Calculation of wakefields in 2D rectangular structures

TL;DR

This paper introduces a new numerical method for calculating electromagnetic wakefields in 2D rectangular vacuum chamber structures, enabling efficient and accurate analysis of wake potentials with variable height cross-sections.

Contribution

A novel Fourier-based approach and the ECHO(2D) code for computing wakefields in rectangular structures with variable height are developed and validated.

Findings

The new method provides accurate wakefield calculations with moderate computational resources.

Numerical examples demonstrate the effectiveness of the approach.

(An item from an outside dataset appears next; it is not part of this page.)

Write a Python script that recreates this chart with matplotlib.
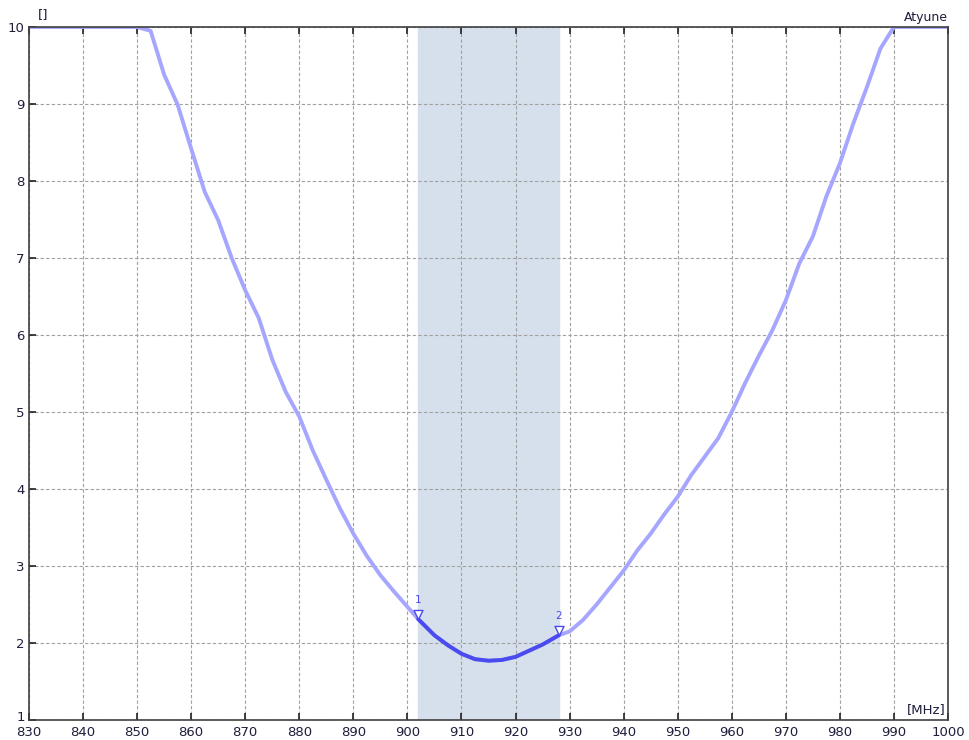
#!/usr/bin/env python3
# coding: utf-8

import matplotlib
matplotlib.use('Agg')
import matplotlib.pyplot as plt
from matplotlib.path import Path
from matplotlib.transforms import ScaledTranslation

# tuning curve, [MHz] vs []
freq = [830, 850, 852.5, 855, 857.5, 860, 862.5, 865, 867.5, 870, 872.5,
        875, 877.5, 880, 882.5, 885, 887.5, 890, 892.5, 895, 897.5, 900,
        902, 905, 907.5, 910, 912.5, 915, 917.5, 920, 922.5, 925, 928,
        930, 932.5, 935, 937.5, 940, 942.5, 945, 947.5, 950, 952.5, 955,
        957.5, 960, 962.5, 965, 967.5, 970, 972.5, 975, 977.5, 980, 982.5,
        985, 987.5, 990, 1000]
atyune = [10, 10, 9.95, 9.38, 8.99, 8.42, 7.86, 7.49, 7.0, 6.58, 6.22,
          5.68, 5.26, 4.94, 4.5, 4.12, 3.75, 3.42, 3.13, 2.88, 2.67, 2.47,
          2.31, 2.1, 1.97, 1.86, 1.79, 1.77, 1.78, 1.82, 1.9, 1.98, 2.1,
          2.15, 2.3, 2.5, 2.72, 2.94, 3.2, 3.42, 3.67, 3.9, 4.18, 4.42,
          4.66, 5.0, 5.38, 5.73, 6.06, 6.45, 6.93, 7.28, 7.8, 8.23, 8.75,
          9.22, 9.72, 10, 10]

band = (902, 928)
marker_labels = ['1', '2']
marker_freq = [902, 928]

xticks = list(range(830, 1001, 10))
yticks = list(range(1, 11))

plt.rcParams['font.family'] = ['DejaVu Sans']

fig = plt.figure(figsize=(9.69, 7.40), dpi=100)
ax = fig.add_axes([29 / 969, 1 - 720 / 740, 919 / 969, 693 / 740])

ax.axvspan(band[0], band[1], color='#d5e0ec', zorder=0)

ax.plot(freq, atyune, color='#a6a6ff', lw=2.8, solid_capstyle='round',
        zorder=3)
inband = [(f, v) for f, v in zip(freq, atyune) if band[0] <= f <= band[1]]
ax.plot([p[0] for p in inband], [p[1] for p in inband],
        color='#4a4aee', lw=2.8, solid_capstyle='round', zorder=4)

# triangle marker with its tip on the trace
tri = Path([(-0.5, 1.0), (0.5, 1.0), (0.0, 0.0), (-0.5, 1.0)],
           [Path.MOVETO, Path.LINETO, Path.LINETO, Path.CLOSEPOLY])
for lab, f in zip(marker_labels, marker_freq):
    v = atyune[freq.index(f)]
    ax.plot(f, v, marker=tri, ms=13, mfc='white', mec='#4a4aee', mew=1.0,
            zorder=5, clip_on=False)
    ax.annotate(lab, (f, v), xytext=(0, 10), textcoords='offset points',
                ha='center', va='bottom', fontsize=7.5, color='#4a4aee',
                zorder=6)

ax.set_xlim(830, 1000)
ax.set_ylim(1, 10)
ax.set_xticks(xticks)
ax.set_yticks(yticks)
ax.grid(True, color='#a0a0a0', ls=(0, (3, 2)), lw=0.8)
ax.set_axisbelow(False)
for s in ax.spines.values():
    s.set_color('#404040')
    s.set_linewidth(1.2)
    s.set_zorder(7)

ax.tick_params(direction='in', length=5, width=1.2, color='#202020',
               top=True, right=False, labelsize=9.5, labelcolor='#1e1e3c')
ax.tick_params(axis='x', pad=4)
ax.tick_params(axis='y', pad=3)

# lift the bottom y label a little so it clears "830"
lbl = ax.get_yticklabels()[0]
lbl.set_transform(lbl.get_transform()
                  + ScaledTranslation(0, 4 / 100, fig.dpi_scale_trans))

fig.text(38 / 969, 1 - 15 / 740, '[]', fontsize=9.5, color='#1e1e3c',
         va='center', ha='left')
fig.text(948 / 969, 1 - 18 / 740, 'Atyune', fontsize=9, color='#1e1e3c',
         va='center', ha='right')
ax.text(0.997, 0.006, '[MHz]', transform=ax.transAxes, fontsize=9.5,
        color='#1e1e3c', ha='right', va='bottom',
        bbox=dict(fc='white', ec='none', pad=1), zorder=8)

fig.savefig('out.png', dpi=100, facecolor='white')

The approach is comparable in efficiency to methods for rotationally symmetric structures.

Abstract

We consider the calculation of electromagnetic fields generated by an electron bunch passing through a vacuum chamber structure that, in general, consists of an entry pipe, followed by some kind of transition or cavity, and ending in an exit pipe. We limit our study to structures having rectangular cross-section, where the height can vary as function of longitudinal coordinate but the width and side walls remain fixed. For such structures, we derive a Fourier representation of the wake potentials through one-dimensional functions. A new numerical approach for calculating the wakes in such structures is proposed and implemented in the computer code ECHO(2D). The computation resource requirements for this approach are moderate and comparable to those for finding the wakes in 2D rotationally symmetric structures. Numerical examples obtained with the new numerical code are presented.